Williams is the reason Johnson won’t be a Net into 2013. Williams' sub-40-percent shooting and inability to curb his insistence on chucking 3-pointers (despite a 29 percent mark from long range) did in the former Dallas Mavericks coach. But it’s also probably true that Avery wasn’t right for this job. Williams refuses to be the penetrator he was in Utah, that’s to be sure, but it was always going to take a different voice to pull something new out of the team’s most important player – and you can’t bide time for 67 games with Williams during a rebuilding project from February 2011 until April 2012 and expect the same voice and player to flip the switch once they get some free-agent help.

It’s human nature, sadly. Johnson and Williams never got over working in that rebuilding mode. On top of that, Johnson rarely adjusted and expectations weren’t met. His team has been hit by injuries and his roster was less than ideal in spots. High-priced players, workers featuring contracts that weren’t always on par with production. An $83.5 million lineup, four players making double-figure salaries and a .500 record. Throw in the nationally televised Christmas day embarrassment that saw no Net besides Gerald Wallace seeming to care about his team’s fortunes, the fortune the team’s high-profile owners were spending and the decidedly un-cool and old-school New York Knicks running away with the division, and you can see why it got to be too much.

You can also see, even if this team played in Bismarck, N.D., why Avery had to go.

He wasn’t adapting well.

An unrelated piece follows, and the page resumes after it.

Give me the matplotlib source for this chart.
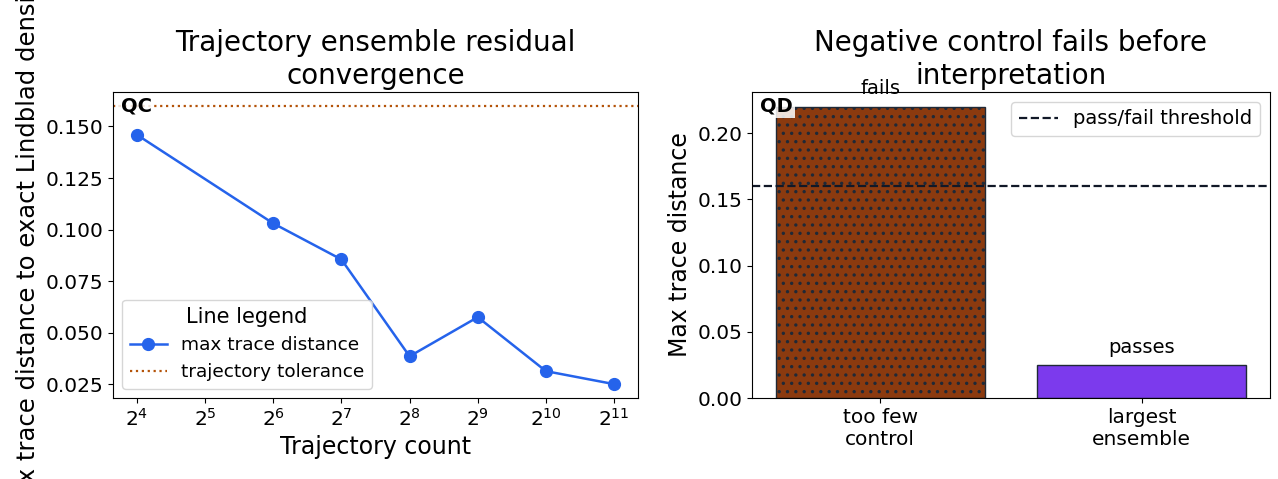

There were instances of the Nets running Williams’ cherished flex cuts, but by and large this team seemed to serve as a reaction to Johnson’s frustrating loss to an isolation-heavy Miami Heat squad in the 2006 Finals. Most gave the Nets 50- or 55-win credibility entering the season based off the ability for Williams, Joe Johnson, Brook Lopez -- and any number of big men -- turning themselves into a fearsome pick-and-roll outfit. Throw in Wallace, desperately crashing a few more times before his wheels fall off, and the Nets had enough to make it interesting at the top of the Atlantic.

General manager Billy King, even after the Nets split their first 28 games and even with Williams currently sidelined with a wrist injury, seemed to think the same. No player on this team is fireable, not with those salaries, and King himself surely isn’t going to take the blame for the roster that he and Williams and owner Mikhail Prokhorov wanted to put together. As a result, as it is in the NBA, Avery gets the axe.

Sadly, it’s probably for the best. Partially because Williams never seemed to get over Johnson acting as coach of the Newark Nets, and partially because Avery didn’t hold up his end of the bargain with a roster that was more or less in place by mid-July.

Those deadening factors – tuned out by the team, turning us off with his play calls – helped show Johnson the door. It was apparent from the summer that Johnson was going to have to construct a top-five offense in order to make up for his roster’s slow-moving feet on defense, and the Nets currently stand at 10th in offensive efficiency (with the caveat that Lopez has missed a quarter of his team’s games) with a No. 19 rating on defense that cannot be sloughed off by pointing to the fact that his former team was littered with sluggish defenders.

It was a coach-killing move, make no mistake. Williams kvetched to the media and didn’t hold up his end of his maximum-salaried bargain by declining to penetrate and making crummy percentages of his crummy-percentage shots. And it’s no fault of Avery’s that he was probably, despite his championship pedigree, looked on as a holdover from New Jersey.

Johnson didn’t adapt to the big-city chaos, though. We can’t forget that, even as we focus our gaze once again on Deron Williams, Destroyer of Clipboards.